Tom Keller, serving in Mongolia

About Mongolia

Geographically, Mongolia is a vast highland basin on the Central Asian plateau, nestled between Russia to the North and China to the South. 

There are more than ten times as many animals as people in Mongolia, one of the world’s most sparsely populated countries in the world.  2.5 million people live in a territory about half the size of Europe.  Some 30 million sheep, goats, horses, yaks, and other animals graze on vast pasturelands covering almost four-fifths of the country.

A country of nomadic herding traditions, Mongolia has a highly mobile population, where families may need to pack and move their dwellings (“ger”) in order to follow rainfall patterns.  Provincial urban centers are usually small towns, with populations varying between 15,000-20,000. 

The major occupation of Mongolia is raising livestock.  The livestock sector generates about 90% of Mongolia’s agricultural output.  Mongolia’s principal economic activities are closely related to herding, which produces the raw materials, including cashmere, for other sectors to process. 
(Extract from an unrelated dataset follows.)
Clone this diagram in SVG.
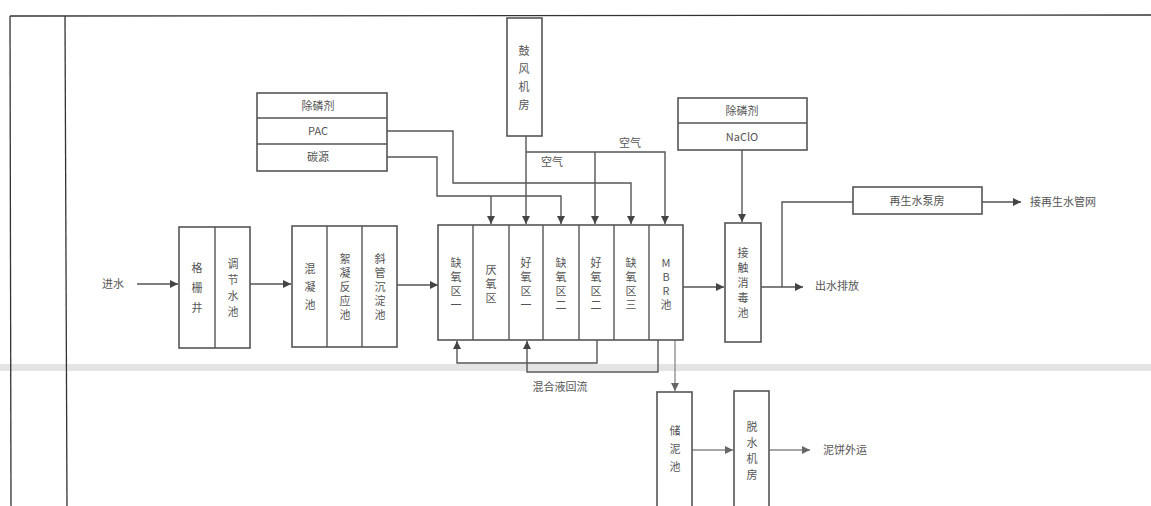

The climate is dry, with extreme winter temperatures that can plunge to 40 degrees below zero.  Ulaanbaatar, the capital, is the world’s coldest city.  Summers are short, and can be cool.  Summer droughts and unusually severe winter conditions known as “dzud,” have caused massive losses of livestock and destroyed the livelihoods of thousands of families.  After the 1999/2000 dzud, many rural people migrated temporarily to the urban areas,   In one year, the rural population fell by almost 10%. 

The Government of Mongolia has undertaken the transition from a centralized to a market economy.  The breakdown of industry and public administration left many people unemployed and deprived of a social safety net.  The Russian-supported revolution in 1921 installed a Communist government.  Marxism was renounced in 1990 and a multi-party democracy instituted.  A democratic voting process began, with multi-party elections.   A residual Marxist influence does remain.

For Christian missionaries, Mongolia holds a “restricted” status.   One must acquire a visa, requiring performance of a tent-making role in order to enter the country for periods longer than 30 days.  As long as the missionary performs this role, they are free to carry on with their desired ministry related functions.

Poverty is a recent reality in Mongolia.  Until 1990 there were virtually no poor people in rural areas.  Poverty has been a direct consequence of this transition to a market economy, after the breakup of the Soviet Union and the collapse of Mongolia’s centrally planned economy.  Privatization of industry and state farms brought high levels of unemployment.  Benefits and assistance dried up.  Incomes shrank, inflation devoured purchasing power, and people had to bear the cost of health and education.

Education in rural Mongolia, where there is typically only one school in each administrative district, requires herders’ children often to travel up to 300 km to receive a basic education.  Families have to pay the cost of the children’s food, and lodging; an expense that puts an additional financial strain on poor people.  Mongolia does have a high literacy rate. 

Religion in Mongolia is: Shamanism/Animism (50%), Tibetan Buddhism (32%), non-religious/Atheist (13%), Muslim (4%), evangelical Christianity (0.5%)   The constitution honors Buddhism, Shamanism and Islam as Mongolia’s main religions but grants certain religious freedoms to all people.  Restrictions apply to “foreign” religions in cases where they are perceived as a possible threat to national security.